• AIM:
Restate the data exactly as given and keep the pictures out.

• DATA SHOWN:
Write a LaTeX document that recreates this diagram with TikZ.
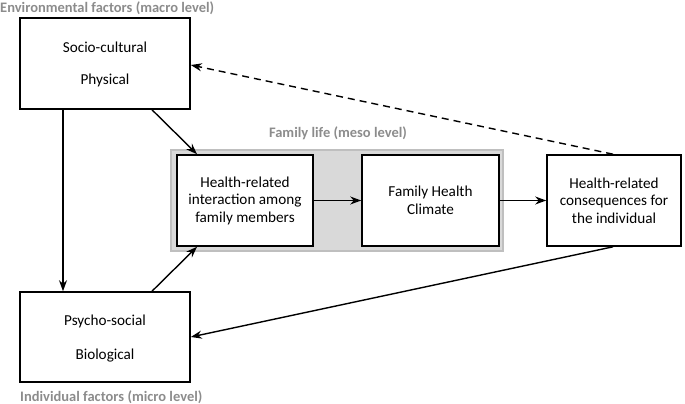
\documentclass[tikz,border=0pt]{standalone}
\usepackage{fontspec}
\setmainfont{Carlito}
\usetikzlibrary{arrows.meta}
\definecolor{lblgray}{HTML}{8C8C8C}
\definecolor{panelfill}{HTML}{D9D9D9}
\definecolor{panelline}{HTML}{BFBFBF}
\begin{document}
\begin{tikzpicture}[x=1pt,y=-1pt,
  txt/.style={font=\fontsize{15.2}{17.5}\selectfont,inner sep=0pt},
  box/.style={draw=black,line width=1.6pt,fill=white,inner sep=0pt,align=center,
    font=\fontsize{15.2}{17.5}\selectfont},
  lvl/.style={text=lblgray,font=\fontsize{14.5}{16}\selectfont\bfseries,inner sep=0pt},
  conn/.style={line width=1.4pt,-{Stealth[length=11pt,width=8pt]}}]
\useasboundingbox (0,0) rectangle (685,404);
% panel
\node[draw=panelline,fill=panelfill,line width=1.6pt,minimum width=332pt,minimum height=101pt,inner sep=0pt] (panel) at (337,200.5) {};
% boxes
\node[box,minimum width=170pt,minimum height=91pt] (env) at (105,63.5) {};
\node[txt] (env1) at (105,47) {Socio-cultural};
\node[txt] (env2) at (105,80) {Physical};
\node[box,minimum width=170pt,minimum height=90pt] (ind) at (105,337) {};
\node[txt] (ind1) at (105,321) {Psycho-social};
\node[txt] (ind2) at (105,356) {Biological};
\node[box,minimum width=136pt,minimum height=91pt] (inter) at (245,200.5) {Health-related\\interaction among\\family members};
\node[box,minimum width=137pt,minimum height=91pt] (fhc) at (430.5,200.5) {Family Health\\Climate};
\node[box,minimum width=134pt,minimum height=91pt] (cons) at (614,200.5) {Health-related\\consequences for\\the individual};
% labels
\node[lvl,anchor=west] (envlbl) at (0,8) {Environmental factors (macro level)};
\node[lvl] (famlbl) at (338,133) {Family life (meso level)};
\node[lvl,anchor=west] (indlbl) at (20,397) {Individual factors (micro level)};
% connectors
\draw[conn] (env.south -| 63,0) -- (ind.north -| 63,0);
\draw[conn] (env.south -| 152,0) -- (inter.north -| 197,0);
\draw[conn] (ind.north -| 152,0) -- (inter.south -| 197,0);
\draw[conn] (inter.east) -- (fhc.west);
\draw[conn] (fhc.east) -- (cons.west);
\draw[conn,dashed,dash pattern=on 7pt off 5pt] (cons.north -| 613,0) -- (env.east |- 0,65);
\draw[conn] (cons.south -| 613,0) -- (ind.east |- 0,337);
\end{tikzpicture}
\end{document}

• EXPECTED ANSWER:
Write a LaTeX document that recreates this diagram with TikZ.
\documentclass[tikz,border=0pt]{standalone}
\usepackage{fontspec}
\setmainfont{Carlito}
\usetikzlibrary{arrows.meta}
\definecolor{lblgray}{HTML}{8C8C8C}
\definecolor{panelfill}{HTML}{D9D9D9}
\definecolor{panelline}{HTML}{BFBFBF}
\begin{document}
\begin{tikzpicture}[x=1pt,y=-1pt,
  txt/.style={font=\fontsize{15.2}{17.5}\selectfont,inner sep=0pt},
  box/.style={draw=black,line width=1.6pt,fill=white,inner sep=0pt,align=center,
    font=\fontsize{15.2}{17.5}\selectfont},
  lvl/.style={text=lblgray,font=\fontsize{14.5}{16}\selectfont\bfseries,inner sep=0pt},
  conn/.style={line width=1.4pt,-{Stealth[length=11pt,width=8pt]}}]
\useasboundingbox (0,0) rectangle (685,404);
% panel
\node[draw=panelline,fill=panelfill,line width=1.6pt,minimum width=332pt,minimum height=101pt,inner sep=0pt] (panel) at (337,200.5) {};
% boxes
\node[box,minimum width=170pt,minimum height=91pt] (env) at (105,63.5) {};
\node[txt] (env1) at (105,47) {Socio-cultural};
\node[txt] (env2) at (105,80) {Physical};
\node[box,minimum width=170pt,minimum height=90pt] (ind) at (105,337) {};
\node[txt] (ind1) at (105,321) {Psycho-social};
\node[txt] (ind2) at (105,356) {Biological};
\node[box,minimum width=136pt,minimum height=91pt] (inter) at (245,200.5) {Health-related\\interaction among\\family members};
\node[box,minimum width=137pt,minimum height=91pt] (fhc) at (430.5,200.5) {Family Health\\Climate};
\node[box,minimum width=134pt,minimum height=91pt] (cons) at (614,200.5) {Health-related\\consequences for\\the individual};
% labels
\node[lvl,anchor=west] (envlbl) at (0,8) {Environmental factors (macro level)};
\node[lvl] (famlbl) at (338,133) {Family life (meso level)};
\node[lvl,anchor=west] (indlbl) at (20,397) {Individual factors (micro level)};
% connectors
\draw[conn] (env.south -| 63,0) -- (ind.north -| 63,0);
\draw[conn] (env.south -| 152,0) -- (inter.north -| 197,0);
\draw[conn] (ind.north -| 152,0) -- (inter.south -| 197,0);
\draw[conn] (inter.east) -- (fhc.west);
\draw[conn] (fhc.east) -- (cons.west);
\draw[conn,dashed,dash pattern=on 7pt off 5pt] (cons.north -| 613,0) -- (env.east |- 0,65);
\draw[conn] (cons.south -| 613,0) -- (ind.east |- 0,337);
\end{tikzpicture}
\end{document}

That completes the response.